## [Provided information]
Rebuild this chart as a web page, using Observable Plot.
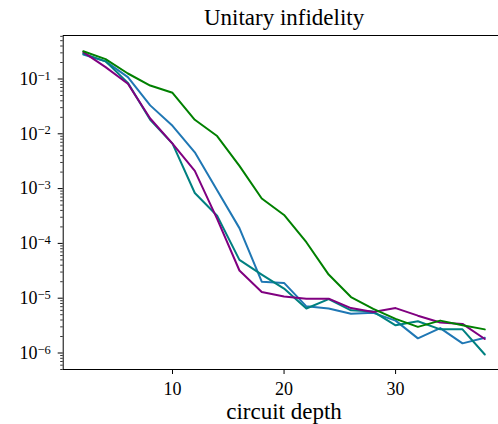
<!DOCTYPE html>
<html>
<head>
<meta charset="utf-8">
<script src="https://cdn.jsdelivr.net/npm/d3@7"></script>
<script src="https://cdn.jsdelivr.net/npm/@observablehq/plot@0.6"></script>
<style>
  html, body { margin: 0; padding: 0; background: #fff; overflow: hidden; }
  #chart { width: 498px; height: 424px; overflow: hidden; }
  #chart svg { max-width: none !important; height: 424px !important; width: 520px !important; }
</style>
</head>
<body>
<div id="chart"></div>
<script>
// ---- data ----
const depth = [2, 4, 6, 8, 10, 12, 14, 16, 18, 20, 22, 24, 26, 28, 30, 32, 34, 36, 38];
const seriesNames = ["run A", "run B", "run C", "run D"];
const seriesColors = ["#1f77b4", "#008080", "#800080", "#008000"];
const runAValues = [0.28, 0.21, 0.108, 0.033, 0.014, 0.0046, 9.3e-4, 1.9e-4, 2.0e-5, 1.9e-5, 7.1e-6, 6.5e-6, 5.2e-6, 5.4e-6, 3.9e-6, 1.85e-6, 2.85e-6, 1.5e-6, 1.9e-6];
const runBValues = [0.29, 0.21, 0.085, 0.018, 0.0066, 8.3e-4, 3.2e-4, 5.0e-5, 2.7e-5, 1.5e-5, 6.5e-6, 9.6e-6, 6.0e-6, 5.7e-6, 3.2e-6, 3.8e-6, 2.7e-6, 2.7e-6, 9.4e-7];
const runCValues = [0.31, 0.165, 0.082, 0.019, 0.0066, 0.0021, 2.8e-4, 3.2e-5, 1.3e-5, 1.07e-5, 9.8e-6, 9.8e-6, 6.6e-6, 5.6e-6, 6.6e-6, 4.8e-6, 3.6e-6, 3.4e-6, 1.8e-6];
const runDValues = [0.32, 0.23, 0.126, 0.076, 0.056, 0.018, 0.0091, 0.0026, 6.6e-4, 3.3e-4, 1.05e-4, 2.7e-5, 1.05e-5, 6.4e-6, 4.2e-6, 3.0e-6, 3.9e-6, 3.2e-6, 2.7e-6];
const xTicks = [10, 20, 30];
const yMajorTicks = [1e-1, 1e-2, 1e-3, 1e-4, 1e-5, 1e-6];
const yTickLabels = ["10^−1", "10^−2", "10^−3", "10^−4", "10^−5", "10^−6"];
const titleText = "Unitary infidelity";
const xLabelText = "circuit depth";

// ---- build table ----
const valuesBySeries = [runAValues, runBValues, runCValues, runDValues];
const rows = [];
seriesNames.forEach((name, i) => {
  depth.forEach((d, j) => rows.push({series: name, depth: d, value: valuesBySeries[i][j]}));
});

const yDomain = [5.0e-7, 0.622];
const minorTicks = [];
for (let e = -7; e <= -1; e++) {
  for (let m = 2; m <= 9; m++) {
    const v = m * Math.pow(10, e);
    if (v >= yDomain[0] && v <= yDomain[1]) minorTicks.push(v);
  }
}

const plot = Plot.plot({
  width: 520,
  height: 424,
  marginTop: 35,
  marginBottom: 55,
  marginLeft: 62.7,
  marginRight: 15.6,
  style: {fontFamily: "'Liberation Serif', serif", fontSize: "18px", background: "#fff", color: "#000", maxWidth: "none"},
  x: {domain: [0.2, 39.8], label: null},
  y: {type: "log", domain: yDomain, label: null},
  color: {domain: seriesNames, range: seriesColors},
  marks: [
    Plot.axisY(minorTicks, {tickSize: 2.5, tickFormat: () => "", label: null, strokeWidth: 0.8}),
    Plot.axisY(yMajorTicks, {tickSize: 5, tickPadding: 7.5, label: null, strokeWidth: 1,
      tickFormat: (d) => yTickLabels[yMajorTicks.indexOf(d)]}),
    Plot.axisX(xTicks, {tickSize: 5, tickPadding: 8, label: null, strokeWidth: 1, tickFormat: (d) => String(d)}),
    Plot.lineY(rows, {x: "depth", y: "value", stroke: "series", z: "series", strokeWidth: 2}),
    Plot.frame({stroke: "#000", strokeWidth: 1}),
    Plot.text([titleText], {frameAnchor: "top", dy: -18, fontSize: 23, lineAnchor: "middle"}),
    Plot.text([xLabelText], {frameAnchor: "bottom", dy: 42, fontSize: 23, lineAnchor: "middle"})
  ]
});

// superscript exponents on y tick labels
d3.select(plot).selectAll("text").each(function() {
  const t = this.textContent;
  if (t.includes("^") && this.childNodes.length === 1) {
    const parts = t.split("^");
    this.textContent = parts[0];
    d3.select(this).append("tspan").attr("dy", "-0.42em").attr("font-size", "12.5px").text(parts[1]);
  }
});

document.getElementById("chart").appendChild(plot);
</script>
</body>
</html>
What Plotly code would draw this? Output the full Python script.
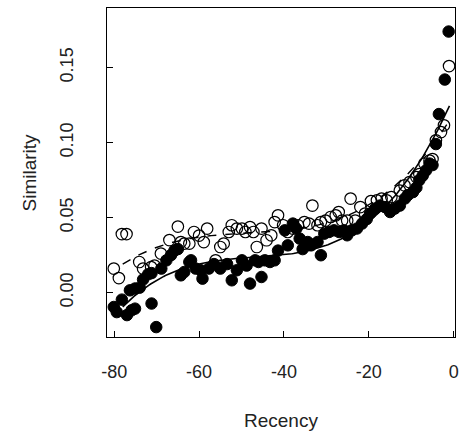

## [Work to do]
Determine the number of lines in the entries above where the string "chart" appears. Answer with the number alone.

## [Response]
5